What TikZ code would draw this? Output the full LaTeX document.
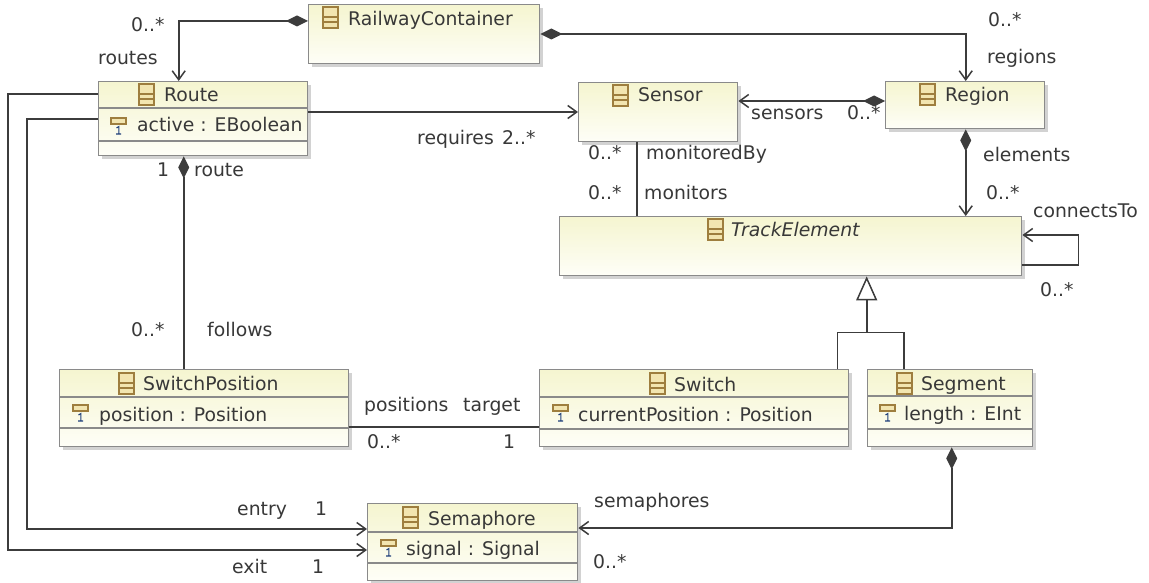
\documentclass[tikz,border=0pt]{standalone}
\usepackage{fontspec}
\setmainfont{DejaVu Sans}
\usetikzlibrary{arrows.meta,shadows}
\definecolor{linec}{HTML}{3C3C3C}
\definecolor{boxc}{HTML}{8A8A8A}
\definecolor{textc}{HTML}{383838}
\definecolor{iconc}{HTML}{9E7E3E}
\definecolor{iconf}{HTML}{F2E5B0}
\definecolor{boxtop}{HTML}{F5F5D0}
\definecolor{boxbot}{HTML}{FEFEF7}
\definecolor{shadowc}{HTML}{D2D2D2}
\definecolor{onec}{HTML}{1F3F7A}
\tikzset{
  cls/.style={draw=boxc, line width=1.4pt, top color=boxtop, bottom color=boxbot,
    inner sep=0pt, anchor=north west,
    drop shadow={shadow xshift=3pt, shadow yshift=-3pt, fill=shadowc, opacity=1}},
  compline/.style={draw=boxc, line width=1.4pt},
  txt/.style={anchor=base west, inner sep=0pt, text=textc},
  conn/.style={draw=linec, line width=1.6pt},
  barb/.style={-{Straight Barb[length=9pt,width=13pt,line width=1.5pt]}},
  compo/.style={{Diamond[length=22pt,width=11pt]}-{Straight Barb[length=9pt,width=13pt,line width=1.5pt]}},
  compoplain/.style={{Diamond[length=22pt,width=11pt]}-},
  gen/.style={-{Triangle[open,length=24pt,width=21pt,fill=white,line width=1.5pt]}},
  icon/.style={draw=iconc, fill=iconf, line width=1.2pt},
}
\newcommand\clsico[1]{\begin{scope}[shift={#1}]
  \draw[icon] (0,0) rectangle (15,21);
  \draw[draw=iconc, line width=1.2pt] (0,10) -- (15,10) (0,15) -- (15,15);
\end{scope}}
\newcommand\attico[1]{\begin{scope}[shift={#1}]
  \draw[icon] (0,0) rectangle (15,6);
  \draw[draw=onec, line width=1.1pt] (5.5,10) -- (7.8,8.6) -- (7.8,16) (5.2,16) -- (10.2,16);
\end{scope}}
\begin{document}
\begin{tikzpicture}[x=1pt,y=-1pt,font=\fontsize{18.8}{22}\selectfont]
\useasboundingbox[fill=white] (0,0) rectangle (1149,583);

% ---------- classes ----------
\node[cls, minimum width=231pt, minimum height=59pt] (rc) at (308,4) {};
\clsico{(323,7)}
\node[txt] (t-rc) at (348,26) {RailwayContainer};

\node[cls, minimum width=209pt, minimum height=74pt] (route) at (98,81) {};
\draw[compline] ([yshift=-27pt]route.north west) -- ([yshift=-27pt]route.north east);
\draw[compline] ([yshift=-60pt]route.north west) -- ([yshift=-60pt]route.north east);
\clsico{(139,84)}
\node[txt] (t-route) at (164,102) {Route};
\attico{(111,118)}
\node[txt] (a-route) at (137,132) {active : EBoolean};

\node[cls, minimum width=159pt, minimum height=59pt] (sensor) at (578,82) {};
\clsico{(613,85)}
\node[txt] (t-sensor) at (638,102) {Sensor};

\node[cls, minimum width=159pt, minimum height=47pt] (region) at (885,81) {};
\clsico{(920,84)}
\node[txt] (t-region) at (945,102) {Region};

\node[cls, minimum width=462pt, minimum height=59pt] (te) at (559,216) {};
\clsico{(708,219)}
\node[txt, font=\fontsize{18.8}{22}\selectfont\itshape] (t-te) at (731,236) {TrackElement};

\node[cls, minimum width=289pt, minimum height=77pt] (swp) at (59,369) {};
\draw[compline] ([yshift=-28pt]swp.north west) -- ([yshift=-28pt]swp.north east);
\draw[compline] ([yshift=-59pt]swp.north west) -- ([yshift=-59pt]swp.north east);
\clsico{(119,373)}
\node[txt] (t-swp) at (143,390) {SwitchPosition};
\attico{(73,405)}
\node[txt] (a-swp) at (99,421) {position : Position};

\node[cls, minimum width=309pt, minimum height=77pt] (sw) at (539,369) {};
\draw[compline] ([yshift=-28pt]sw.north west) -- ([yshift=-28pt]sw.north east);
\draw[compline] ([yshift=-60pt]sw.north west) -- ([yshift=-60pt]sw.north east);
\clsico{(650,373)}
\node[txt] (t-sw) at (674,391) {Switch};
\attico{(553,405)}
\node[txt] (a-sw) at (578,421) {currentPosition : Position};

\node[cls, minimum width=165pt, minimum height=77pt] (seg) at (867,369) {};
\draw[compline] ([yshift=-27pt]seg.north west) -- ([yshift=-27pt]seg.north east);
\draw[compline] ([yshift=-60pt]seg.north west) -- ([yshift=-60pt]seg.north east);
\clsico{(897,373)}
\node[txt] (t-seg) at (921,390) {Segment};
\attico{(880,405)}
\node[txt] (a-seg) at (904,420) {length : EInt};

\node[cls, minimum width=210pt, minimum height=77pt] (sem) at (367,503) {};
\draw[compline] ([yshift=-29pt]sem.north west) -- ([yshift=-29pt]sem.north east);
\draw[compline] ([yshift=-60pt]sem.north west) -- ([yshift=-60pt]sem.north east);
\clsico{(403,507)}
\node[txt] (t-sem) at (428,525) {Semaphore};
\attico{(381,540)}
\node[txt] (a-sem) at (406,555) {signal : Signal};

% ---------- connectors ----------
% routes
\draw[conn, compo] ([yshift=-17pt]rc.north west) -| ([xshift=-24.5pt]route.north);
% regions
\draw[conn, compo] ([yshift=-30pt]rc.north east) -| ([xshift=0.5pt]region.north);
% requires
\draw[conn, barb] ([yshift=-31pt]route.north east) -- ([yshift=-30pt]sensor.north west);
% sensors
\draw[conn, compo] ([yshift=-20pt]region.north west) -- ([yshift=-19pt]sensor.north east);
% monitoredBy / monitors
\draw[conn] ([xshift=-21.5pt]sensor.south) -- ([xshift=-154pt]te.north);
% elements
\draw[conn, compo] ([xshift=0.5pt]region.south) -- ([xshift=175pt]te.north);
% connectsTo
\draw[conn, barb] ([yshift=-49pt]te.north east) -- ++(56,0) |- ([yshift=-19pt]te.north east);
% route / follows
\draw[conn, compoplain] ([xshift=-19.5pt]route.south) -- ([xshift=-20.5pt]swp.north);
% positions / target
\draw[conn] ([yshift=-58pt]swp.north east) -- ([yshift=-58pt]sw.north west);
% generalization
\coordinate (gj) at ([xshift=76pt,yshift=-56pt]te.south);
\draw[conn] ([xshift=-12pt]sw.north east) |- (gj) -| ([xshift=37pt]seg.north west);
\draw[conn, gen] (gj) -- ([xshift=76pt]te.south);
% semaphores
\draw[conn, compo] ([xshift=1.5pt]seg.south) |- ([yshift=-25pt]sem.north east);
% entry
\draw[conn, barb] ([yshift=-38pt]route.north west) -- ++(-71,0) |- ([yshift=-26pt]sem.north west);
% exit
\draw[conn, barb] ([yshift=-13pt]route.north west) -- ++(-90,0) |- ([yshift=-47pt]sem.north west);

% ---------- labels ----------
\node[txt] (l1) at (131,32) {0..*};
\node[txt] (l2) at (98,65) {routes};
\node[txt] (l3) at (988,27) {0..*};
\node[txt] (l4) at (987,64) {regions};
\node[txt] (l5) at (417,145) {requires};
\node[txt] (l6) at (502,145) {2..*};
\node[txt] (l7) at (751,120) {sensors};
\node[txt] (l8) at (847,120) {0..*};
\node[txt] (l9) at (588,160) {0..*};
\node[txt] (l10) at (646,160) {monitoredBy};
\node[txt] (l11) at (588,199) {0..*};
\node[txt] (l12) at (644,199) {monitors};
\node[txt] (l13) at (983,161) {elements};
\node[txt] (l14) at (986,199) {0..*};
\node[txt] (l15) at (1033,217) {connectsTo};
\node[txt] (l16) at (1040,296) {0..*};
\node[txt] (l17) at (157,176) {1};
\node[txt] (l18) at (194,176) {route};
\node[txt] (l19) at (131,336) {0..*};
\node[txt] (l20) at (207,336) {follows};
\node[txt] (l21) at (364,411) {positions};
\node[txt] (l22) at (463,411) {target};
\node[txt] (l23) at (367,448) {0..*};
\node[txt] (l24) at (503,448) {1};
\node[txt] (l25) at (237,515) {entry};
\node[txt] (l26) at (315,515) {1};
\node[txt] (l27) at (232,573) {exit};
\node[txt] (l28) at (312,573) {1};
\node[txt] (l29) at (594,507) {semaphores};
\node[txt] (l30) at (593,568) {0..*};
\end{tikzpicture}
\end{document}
--
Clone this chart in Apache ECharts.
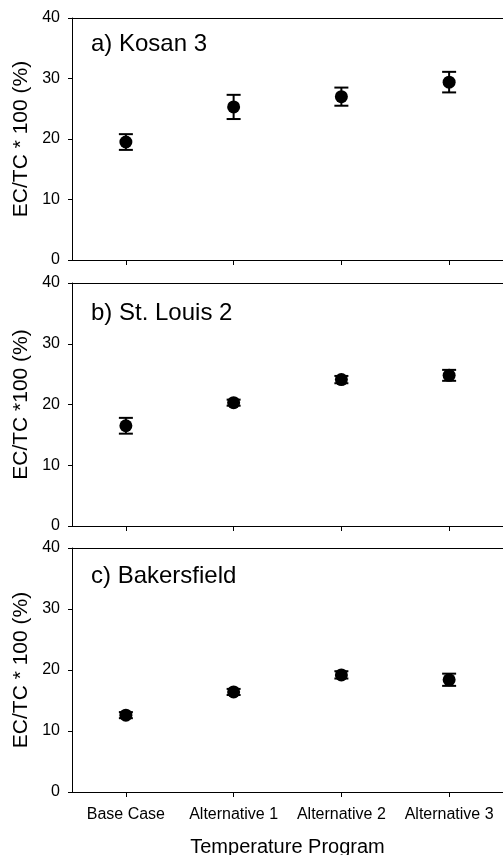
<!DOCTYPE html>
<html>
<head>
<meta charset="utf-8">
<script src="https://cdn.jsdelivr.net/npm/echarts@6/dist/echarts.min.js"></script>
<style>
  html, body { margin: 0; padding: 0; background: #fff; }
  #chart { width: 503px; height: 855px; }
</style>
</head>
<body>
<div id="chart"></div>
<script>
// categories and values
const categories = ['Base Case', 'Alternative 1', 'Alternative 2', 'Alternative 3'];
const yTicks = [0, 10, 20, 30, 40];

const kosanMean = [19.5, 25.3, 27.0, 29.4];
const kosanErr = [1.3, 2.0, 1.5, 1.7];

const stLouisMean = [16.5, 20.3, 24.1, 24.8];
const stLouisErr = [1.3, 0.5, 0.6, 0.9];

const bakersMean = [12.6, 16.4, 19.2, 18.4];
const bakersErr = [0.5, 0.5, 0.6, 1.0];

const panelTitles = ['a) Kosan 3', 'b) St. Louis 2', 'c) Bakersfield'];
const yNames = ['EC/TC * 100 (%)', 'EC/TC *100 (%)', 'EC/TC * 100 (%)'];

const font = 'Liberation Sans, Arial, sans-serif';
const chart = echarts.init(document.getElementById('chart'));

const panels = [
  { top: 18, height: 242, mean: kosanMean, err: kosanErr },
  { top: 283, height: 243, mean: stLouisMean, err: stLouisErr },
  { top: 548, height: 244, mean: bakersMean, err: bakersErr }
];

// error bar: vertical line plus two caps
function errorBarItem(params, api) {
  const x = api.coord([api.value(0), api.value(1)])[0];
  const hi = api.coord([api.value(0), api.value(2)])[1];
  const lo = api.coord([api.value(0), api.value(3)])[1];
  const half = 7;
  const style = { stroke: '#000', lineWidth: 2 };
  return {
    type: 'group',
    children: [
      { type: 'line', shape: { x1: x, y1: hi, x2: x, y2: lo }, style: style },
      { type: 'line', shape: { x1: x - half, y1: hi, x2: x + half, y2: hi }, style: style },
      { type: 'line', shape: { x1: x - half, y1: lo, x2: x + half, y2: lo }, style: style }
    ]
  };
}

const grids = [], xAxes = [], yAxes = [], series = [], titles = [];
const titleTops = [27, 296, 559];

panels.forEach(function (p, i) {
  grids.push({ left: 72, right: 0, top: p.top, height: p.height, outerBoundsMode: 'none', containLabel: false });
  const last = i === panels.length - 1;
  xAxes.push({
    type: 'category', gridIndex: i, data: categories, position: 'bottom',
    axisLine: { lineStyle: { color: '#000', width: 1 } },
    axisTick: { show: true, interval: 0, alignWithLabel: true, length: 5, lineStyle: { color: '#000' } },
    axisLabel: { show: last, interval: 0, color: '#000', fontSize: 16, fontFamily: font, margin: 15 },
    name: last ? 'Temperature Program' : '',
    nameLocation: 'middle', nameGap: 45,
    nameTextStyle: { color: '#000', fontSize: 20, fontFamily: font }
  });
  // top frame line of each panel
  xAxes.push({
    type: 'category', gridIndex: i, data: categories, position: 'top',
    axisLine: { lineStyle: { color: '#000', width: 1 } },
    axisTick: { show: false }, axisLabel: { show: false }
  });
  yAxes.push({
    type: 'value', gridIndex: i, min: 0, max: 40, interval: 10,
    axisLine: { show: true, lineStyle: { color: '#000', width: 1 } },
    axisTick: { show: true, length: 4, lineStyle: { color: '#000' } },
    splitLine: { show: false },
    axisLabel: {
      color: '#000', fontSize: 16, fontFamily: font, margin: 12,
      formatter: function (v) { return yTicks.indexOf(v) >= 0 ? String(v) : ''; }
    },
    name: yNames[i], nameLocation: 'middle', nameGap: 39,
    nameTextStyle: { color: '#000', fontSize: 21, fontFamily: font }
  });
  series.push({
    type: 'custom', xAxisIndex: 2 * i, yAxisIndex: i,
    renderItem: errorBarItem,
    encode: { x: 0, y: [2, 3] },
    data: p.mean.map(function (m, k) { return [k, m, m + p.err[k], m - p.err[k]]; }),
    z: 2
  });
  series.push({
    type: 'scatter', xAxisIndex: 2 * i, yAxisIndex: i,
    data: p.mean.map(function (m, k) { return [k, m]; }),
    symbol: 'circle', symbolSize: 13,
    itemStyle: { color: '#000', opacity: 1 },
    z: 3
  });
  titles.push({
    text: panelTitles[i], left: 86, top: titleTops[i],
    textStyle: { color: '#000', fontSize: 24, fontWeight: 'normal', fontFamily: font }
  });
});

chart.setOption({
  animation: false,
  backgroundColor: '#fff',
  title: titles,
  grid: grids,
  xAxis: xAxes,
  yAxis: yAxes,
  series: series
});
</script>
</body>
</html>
--
Short problem: Exactly as they stand, quote the lines beginning with the one that contains "Clone this chart in Apache ECharts." and ending with the one that contains "const kosanErr = [1.3, 2.0, 1.5, 1.7];", with no pictures.

Answer for the task:
Clone this chart in Apache ECharts.
<!DOCTYPE html>
<html>
<head>
<meta charset="utf-8">
<script src="https://cdn.jsdelivr.net/npm/echarts@6/dist/echarts.min.js"></script>
<style>
  html, body { margin: 0; padding: 0; background: #fff; }
  #chart { width: 503px; height: 855px; }
</style>
</head>
<body>
<div id="chart"></div>
<script>
// categories and values
const categories = ['Base Case', 'Alternative 1', 'Alternative 2', 'Alternative 3'];
const yTicks = [0, 10, 20, 30, 40];

const kosanMean = [19.5, 25.3, 27.0, 29.4];
const kosanErr = [1.3, 2.0, 1.5, 1.7];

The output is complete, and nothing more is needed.